Partant de l'équation basique « une fille, deux gars, et beaucoup d'emmerdes en perspective », Allen brode un maillage d'intrigues érodées jusqu'à la moelle, mêlant coucheries, mariage intéressé, petit jeu de séduction niais, crises de couples, tromperies sans queue ni tête et -cerise sur ce gâteau indigeste- crime passionnel débilitant. En somme, que du léger, de l'aérien, porté dans le rôle-titre par un Jonathan Rhys Meyers dont les expressions très limitées naviguent entre mordillement de lèvres et haussement de sourcils. Du moins tel est mon humble avis de spectatrice initiée aux frasques de ce névrosé depuis des lustres et déçue de ce passage à vide qui commence sérieusement à s'éterniser. Opinion tranchée ayant suscité -je dois l'avouer- la rebuffade de bon nombre de mes confrères mâles qui, pour la défense du client Allen, louent ses dons de directeur de casting, et plus particulièrement le recrutement endiablé de la miss Johansson. Mais que voulez-vous, le cœur a ses raisons que la raison ignore, et la moue boudeuse de mamzelle Scarlett recèle des trésors de sorcelleries capables d'emballer tout palpitant en état de fonctionnement.
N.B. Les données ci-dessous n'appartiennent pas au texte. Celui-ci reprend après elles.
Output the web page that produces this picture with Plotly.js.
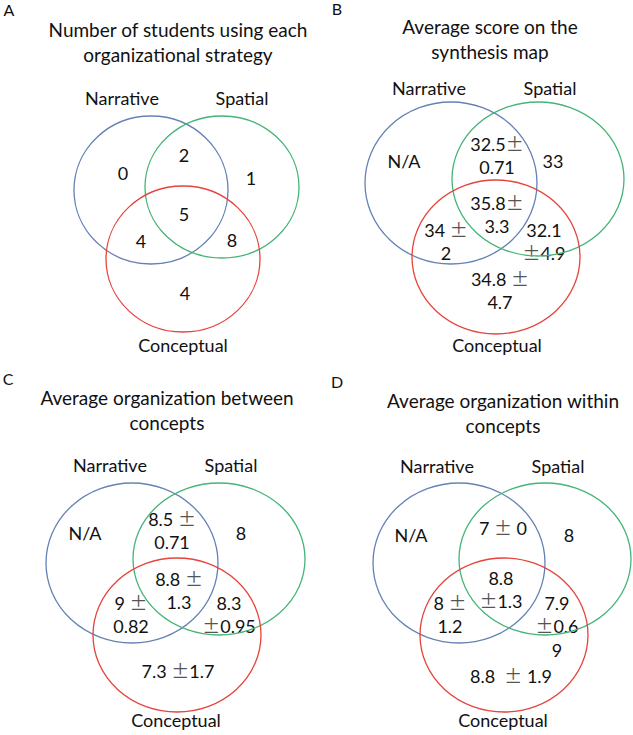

Alors, de bonne grâce, concédons un score de 1-O à cet énième opus Allenien, rien que pour les beaux yeux de l'aguichante Scarlett.

Impressions mitigées auxquelles ne peut nullement prétendre la deuxième séance du jour. Et c'est un euphémisme ! Car, comme son intitulé l'indique parfaitement, Kilomètre zéro ne va pas bien loin dans sa reconstitution consensuelle de la guerre que se livrèrent Iran et Irak à la fin des années 80. Survolant son sujet d'une façon si simpliste qu'on la croirait spécifiquement destinée au jeune public, Hiner Saleem prétend retranscrire la vision d'un jeune père de famille kurde enrôlée à son corps défendant dans les troupes de Saddam, mais se borne au final à débiter tout un ramassis de clichés anti-Hussein qui n'ont plus vraiment rien de nouveau aujourd'hui. Situations pseudo ubuesques ratées alternent avec de vastes plages esthétisantes non dialoguées, le tout servi par une galerie de comédiens aux simagrées guère convaincantes, et c'est ainsi que la langueur s'installe tandis que l'ennui fait son nid. L'électrocardiogramme reste désespérément plat, et les spectateurs plongent dans un doux coma en attendant la suite des réjouissances.

Mais le pire reste à venir car notre ultime recours touche sans conteste le fin fond des abysses. Le vide intersidéral se loge dans le scénario unidirectionnel de Bashing, dernier film officiellement présenté en ce jeudi noir qui aura au moins le mérite d'inciter tous les aspirants cinéastes à empoigner leurs caméras et à filer en tournage, histoire de réaliser des œuvres dignes du grand écran.

Les conflits Irakiens y servent encore de toile de fond, à la différence près que ce sont les derniers remous en date qui servent de détonateurs aux péripéties de la protagoniste. Ce long métrage part d'un point d'ancrage qui aurait pu s'avérer intéressant : à son retour d'Irak où elle fut retenue en otage alors qu'elle était partie bénévolement aider les civils, Yuko, une jeune japonaise issue d'un milieu modeste, se heurte au rejet massif de ses compatriotes qui lui reprochent d'avoir porté affront à leur nation en suscitant l'attention de la communauté internationale. Harcelée par des coups de fil fanatiques, abusivement licenciée, agressée et humiliée publiquement, Yuko cède progressivement au désespoir, précipitant tous les membres de sa famille dans son marasme. À vrai dire, Kobayashi Masahiro, l'initiateur et responsable de ce naufrage, a tellement bien bossé, que son œuvre de sape nous fait sombrer dans les mêmes turpitudes que son héroïne. Répétant jusqu'à l'écoeurement les mêmes scènes, au plan près, le réalisateur s'appesantit sur des détails insignifiants. Or, ce qui semble motivé par un souci d'introspection voué à nous transmettre le sentiment de perdition de son personnage principal nous incite davantage à prendre la poudre d'escampette afin de ne pas mourir d'ennui.

En résumé, vous l'aurez compris, cette toute première immersion cannoise nous aura permis de toucher le fin fond du néant cinématographique, chaque pallier franchi réservant son lot de déconvenues plus sidérantes les unes que les autres.